Mother died almost three years ago, aged 88, and today I unearthed an article which she wrote around the time that we were collecting the wild flowers. Reading it, I became acutely aware of just how deeply she appreciated nature and how it is no coincidence that the re-emergence of wild flowers, especially in spring, is so fundamentally important to me. Here is what she wrote:
Flowers, especially wild flowers, played a large part in my childhood in Co. Meath. In the woods at home grew masses of snowdrops, under the trees, making the winter woodlands beautiful with their dainty white flowers among dark green ivy leaves. Oh, the thrill of the first snowdrop. To know that spring was on its way, and soon my beloved woods would be awakening from their winter slumbers. My birthday is in late January, and perhaps that is why I loved the snowdrops so much. They were my special flower. I would search the woods diligently, and always succeeded in finding enough to decorate the table for my birthday tea. After I left home, my mother never failed to include a tiny bunch of snowdrops in my birthday parcel. Snowdrops have always been synonomous with home to me, and although I have moved home umpteen times, I always plant a few snowdrop bulbs in each new garden.
Then there were the lesser celandines. There was a wood at home which was completely carpeted with them. Surprisingly early in the year, not long after the snowdrops were in bloom, that particular wood was filled with birdsong, sunshine, the tender green leaves of the celandines, and the little golden flowers.
And then came the primroses; primroses and baby chicks are always associated in my mind. They both arrive around Easter time and are the same delicious pale yellow. There was a stream at home which ran between very steep, sloping banks on which great clumps of primroses grew. Primroses abounded in the woods as well, but I loved to pick them on the banks of the stream. There was always a distinct danger of falling in, and of course this added to the fun. There were periwinkles in the woods too. They made a lovely posy, their tender blue toning beautifully with the pale yellow primroses.

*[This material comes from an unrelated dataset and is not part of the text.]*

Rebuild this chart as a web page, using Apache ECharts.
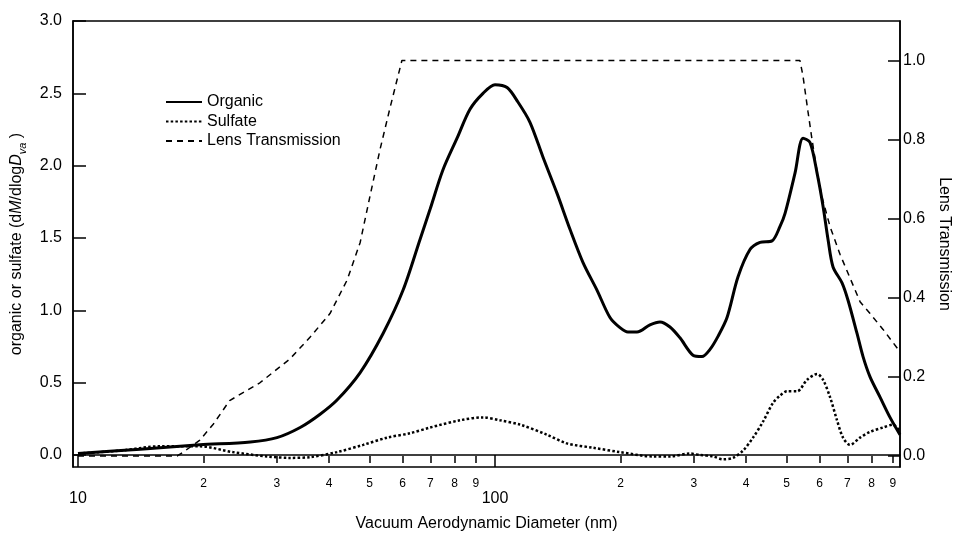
<!DOCTYPE html>
<html>
<head>
<meta charset="utf-8">
<script src="https://cdn.jsdelivr.net/npm/echarts@6/dist/echarts.min.js"></script>
<style>
html,body{margin:0;padding:0;background:#fff;}
#chart{width:953px;height:533px;}
</style>
</head>
<body>
<div id="chart"></div>
<script>
// ---- data ----
const organicD = [10.0,14.1,19.6,25.9,30.0,34.1,38.0,41.8,47.5,53.9,60.2,66.1,69.9,75.0,81.1,87.1,93.6,100,106.9,113.5,121.3,130.3,140.8,151.3,162.6,175.6,188.7,199.4,208.4,219.0,235.3,248.7,262.8,277.7,298.4,313.6,327.8,342.6,360.1,382.5,408.8,432.0,461.6,482.5,496.1,524.3,547.9,569.5,591.9,611.9,629.0,646.6,679.5,702.4,738.2,763.1,793.2,838.2,885.7,935.9];
const organicV = [0.01,0.04,0.07,0.09,0.12,0.19,0.28,0.38,0.57,0.84,1.14,1.49,1.70,1.97,2.19,2.39,2.50,2.56,2.54,2.44,2.30,2.06,1.81,1.56,1.33,1.14,0.95,0.88,0.85,0.85,0.90,0.92,0.885,0.81,0.69,0.68,0.73,0.82,0.95,1.23,1.42,1.47,1.48,1.58,1.67,1.95,2.19,2.16,1.95,1.72,1.49,1.30,1.19,1.07,0.84,0.68,0.54,0.40,0.26,0.14];

const sulfateD = [10.0,12.6,15.7,19.6,23.5,28.4,32.2,36.0,41.8,48.3,55.1,62.5,69.9,82.4,93.6,102.8,114.8,133.3,148.8,171.8,199.4,239.3,262.8,293.5,310.2,333.3,352.2,372.2,393.3,415.7,439.2,464.2,482.5,501.6,530.1,560.2,591.9,611.9,636.0,661.0,683.3,710.2,750.6,793.2,852.2,900.5,935.9];
const sulfateV = [0.01,0.03,0.06,0.06,0.02,-0.01,-0.02,-0.015,0.02,0.07,0.12,0.15,0.19,0.24,0.26,0.24,0.21,0.14,0.08,0.05,0.02,-0.01,-0.01,0.01,0.00,-0.01,-0.03,-0.02,0.03,0.12,0.23,0.36,0.41,0.44,0.44,0.52,0.56,0.52,0.40,0.24,0.12,0.07,0.12,0.16,0.19,0.21,0.16];

const lensD = [10.0,17.3,17.9,19.6,21.1,23.1,27.3,32.2,36.0,40.2,44.2,47.5,50.1,53.0,56.0,59.8,538.7,547.9,563.2,575.8,591.9,608.3,636.0,672.0,710.2,750.6,793.2,852.2,925.7,935.9];
const lensT = [0.0,0.0,0.01,0.04,0.08,0.14,0.185,0.245,0.30,0.36,0.445,0.54,0.655,0.775,0.88,1.0,1.0,0.96,0.87,0.80,0.72,0.655,0.58,0.51,0.45,0.39,0.36,0.32,0.27,0.27];

const xMajorTicks = [10, 100];
const xMinorTicks = [20,30,40,50,60,70,80,90,200,300,400,500,600,700,800,900];
const leftTicks = [0,0.5,1.0,1.5,2.0,2.5,3.0];
const rightTicks = [0,0.2,0.4,0.6,0.8,1.0];

const pairs = (xs, ys) => xs.map((x, i) => [x, ys[i]]);

const FONT = 'Liberation Sans';
const X_MIN = 9.728, X_MAX = 935.9;

const chart = echarts.init(document.getElementById('chart'), null, {renderer: 'canvas'});
chart.setOption({
  animation: false,
  backgroundColor: '#fff',
  textStyle: {fontFamily: FONT, color: '#000'},
  grid: {left: 73, right: 53, top: 21, bottom: 66, containLabel: false, outerBoundsMode: 'none',
    show: true, borderColor: '#000', borderWidth: 1.5, backgroundColor: 'transparent'},
  legend: {
    orient: 'vertical', left: 160, top: 89, itemWidth: 36, itemHeight: 12, itemGap: 3.5,
    itemStyle: {opacity: 0},
    textStyle: {fontFamily: FONT, fontSize: 16, color: '#000'},
    data: ['Organic', 'Sulfate', 'Lens Transmission']
  },
  xAxis: [
    {
      type: 'log', min: X_MIN, max: X_MAX, position: 'bottom',
      name: 'Vacuum Aerodynamic Diameter (nm)', nameLocation: 'middle', nameGap: 49,
      nameTextStyle: {fontFamily: FONT, fontSize: 16, color: '#000'},
      axisLine: {show: true, lineStyle: {color: '#000', width: 1.5}},
      axisTick: {show: true, inside: false, length: 12, lineStyle: {color: '#000', width: 1.5}, customValues: xMajorTicks},
      axisLabel: {show: true, fontSize: 16, color: '#000', margin: 24, customValues: xMajorTicks, formatter: v => String(Math.round(v))},
      minorTick: {show: false}, splitLine: {show: false}
    },
    {
      type: 'log', min: X_MIN, max: X_MAX, position: 'bottom',
      axisLine: {show: false},
      axisTick: {show: true, inside: false, length: 7, lineStyle: {color: '#000', width: 1.5}, customValues: xMinorTicks},
      axisLabel: {show: true, fontSize: 12, color: '#000', margin: 11, customValues: xMinorTicks,
        formatter: v => { const r = Math.round(v); return String(r >= 100 ? r / 100 : r / 10); }},
      minorTick: {show: false}, splitLine: {show: false}
    }
  ],
  yAxis: [
    {
      type: 'value', min: -0.083, max: 3.0, position: 'left',
      name: '{n|organic or sulfate (d}{i|M}{n|/dlog}{i|D}{s|va}{n| )}',
      nameLocation: 'middle', nameGap: 44, nameRotate: 90,
      nameTextStyle: {
        fontFamily: FONT, fontSize: 16, color: '#000',
        rich: {
          n: {fontFamily: FONT, fontSize: 16, color: '#000', lineHeight: 24, verticalAlign: 'middle'},
          i: {fontFamily: FONT, fontSize: 16, color: '#000', fontStyle: 'italic', lineHeight: 24, verticalAlign: 'middle'},
          s: {fontFamily: FONT, fontSize: 11, color: '#000', fontStyle: 'italic', lineHeight: 24, verticalAlign: 'bottom'}
        }
      },
      axisLine: {show: true, lineStyle: {color: '#000', width: 1.5}},
      axisTick: {show: true, inside: true, length: 13, lineStyle: {color: '#000', width: 1.5}, customValues: leftTicks},
      axisLabel: {show: true, fontSize: 16, color: '#000', margin: 11, customValues: leftTicks, formatter: v => v.toFixed(1)},
      splitLine: {show: false}
    },
    {
      type: 'value', min: -0.028, max: 1.1, position: 'right',
      name: 'Lens Transmission', nameLocation: 'middle', nameGap: 34, nameRotate: -90,
      nameTextStyle: {fontFamily: FONT, fontSize: 16, color: '#000'},
      axisLine: {show: true, lineStyle: {color: '#000', width: 1.5}},
      axisTick: {show: true, inside: true, length: 12, lineStyle: {color: '#000', width: 1.5}, customValues: rightTicks},
      axisLabel: {show: true, fontSize: 16, color: '#000', margin: 3, customValues: rightTicks, formatter: v => v.toFixed(1)},
      splitLine: {show: false}
    }
  ],
  series: [
    {
      name: 'Organic', type: 'line', xAxisIndex: 0, yAxisIndex: 0, data: pairs(organicD, organicV),
      symbol: 'none', smooth: 0.3, lineStyle: {color: '#000', width: 3}, itemStyle: {color: '#000'}, z: 3
    },
    {
      name: 'Sulfate', type: 'line', xAxisIndex: 0, yAxisIndex: 0, data: pairs(sulfateD, sulfateV),
      symbol: 'none', smooth: 0.3, lineStyle: {color: '#000', width: 2.5, type: [2.5, 2.2], cap: 'butt'}, itemStyle: {color: '#000'}, z: 2
    },
    {
      name: 'Lens Transmission', type: 'line', xAxisIndex: 0, yAxisIndex: 1, data: pairs(lensD, lensT),
      symbol: 'none', smooth: false, lineStyle: {color: '#000', width: 1.5, type: [6, 5]}, itemStyle: {color: '#000'}, z: 1
    }
  ]
});
</script>
</body>
</html>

In a dark corner of a laurel grove grew a few shy wood anenomes. Never enough to pick, but I had to visit them each year and admire the few precious blossoms.
Bluebells and beech trees go together, and the bluebells are in blossom just as those beautiful fresh young beech leaves unfold. To me, there are few lovelier sights than a carpet of bluebells dappled by the sunshine in a beech wood.
Cowslips were not very plentiful in our part of the country, but there was one field where they flourished. I used to make a pilgrimage to see the cowslips every year. I remember a grown-up explaining to me how to make a cowslip ball. I was horrified. How anyone could do that to my lovely cowslips!
I always prefer to see flowers growing, and when I do pick them I like to pick them here and there so that they will not be missed. Lilac grew in the woods, too. There was one big lilac bush in the wood by the river. Oh, the scent of that lilac with the dew on it, on a warm May morning.
We always went to stay with my grandmother in the early summer. She lived in Co. Kildare, and when I think of going there I think of dog-roses. The road from the station was always bathed in sunshine, with blue mountains in the distance, and the hedges simply covered with dog-roses and honeysuckle. And in the tillage fields on either side of the road, there were wild red poppies. I know farmers don’t like wild poppies much, but I loved them. Oh, let me have dog-roses and honeysuckle and poppies for my holidays. Nothing in all the travel brochures can give me such a thrill.